Why does torch.backends.cudnn only deal with recurrent layers?

sidg54 · August 7, 2019, 7:46pm

Hello!

I was reading through the documentation and was wondering why there seems to only be a file for rnn.py in the torch.backends.cudnn module? The reason I ask is because while attempting to create a language model with torch.nn.GRU as one of the layers I received the following error: “RuntimeError: cuDNN Error: CUDNN_STATUS_EXECUTION_FAILED” but this error goes away when I run the same code, setting torch.backends.cudnn.enabled = False. But then a new error occurs: “RuntimeError: Input and parameters tensors are not at the same device, found input tensor at cuda:0 and parameters tensor at cpu”. I am using the following GPU setup:

RTX 2080ti
CUDA Version: ‘9.0.176’ (this is after running torch.version.cuda)
cuDNN: 7501 (after checking using torch.backends.cudnn.version())

And using:

torch 1.1.0
Ubuntu 18.04

The first part of the forward method’s code is the following:

    embed = self.embeddings(x)
    h0 = self.init_hidden(self.batch_size)
    embed = embed.permute(1, 0, 2)
    if self.cuda:
        embed = embed.cuda()
        h0 = h0.cuda()
    temp, hidden = self.gru(embed, h0)

Thank you!

ptrblck · August 8, 2019, 12:06pm

cudnn is also used for e.g. convolutions as seen here.

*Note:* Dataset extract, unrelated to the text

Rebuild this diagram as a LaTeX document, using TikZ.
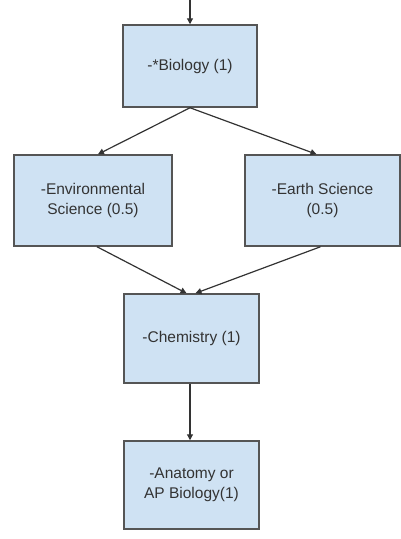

It’s was a good idea to disable cudnn, since it can potentially hide some other errors.
As you can see in your example, the actual error is a device mismatch.
Make sure all parameters and inputs are on the same device.
While embed and h0 seem to be on the default GPU, self.gru or some other layers might still be on the CPU.

Try to run your code with CUDA_LAUNCH_BLOCKING=1 python script.py args, as this will point to the right line of code, which causes this error.

sidg54 · August 8, 2019, 10:53pm

Thank you, this helped greatly in debugging my issues. The issue was that my GRU layer wasn’t being loaded onto cuda:0 correctly, it remained on the cpu.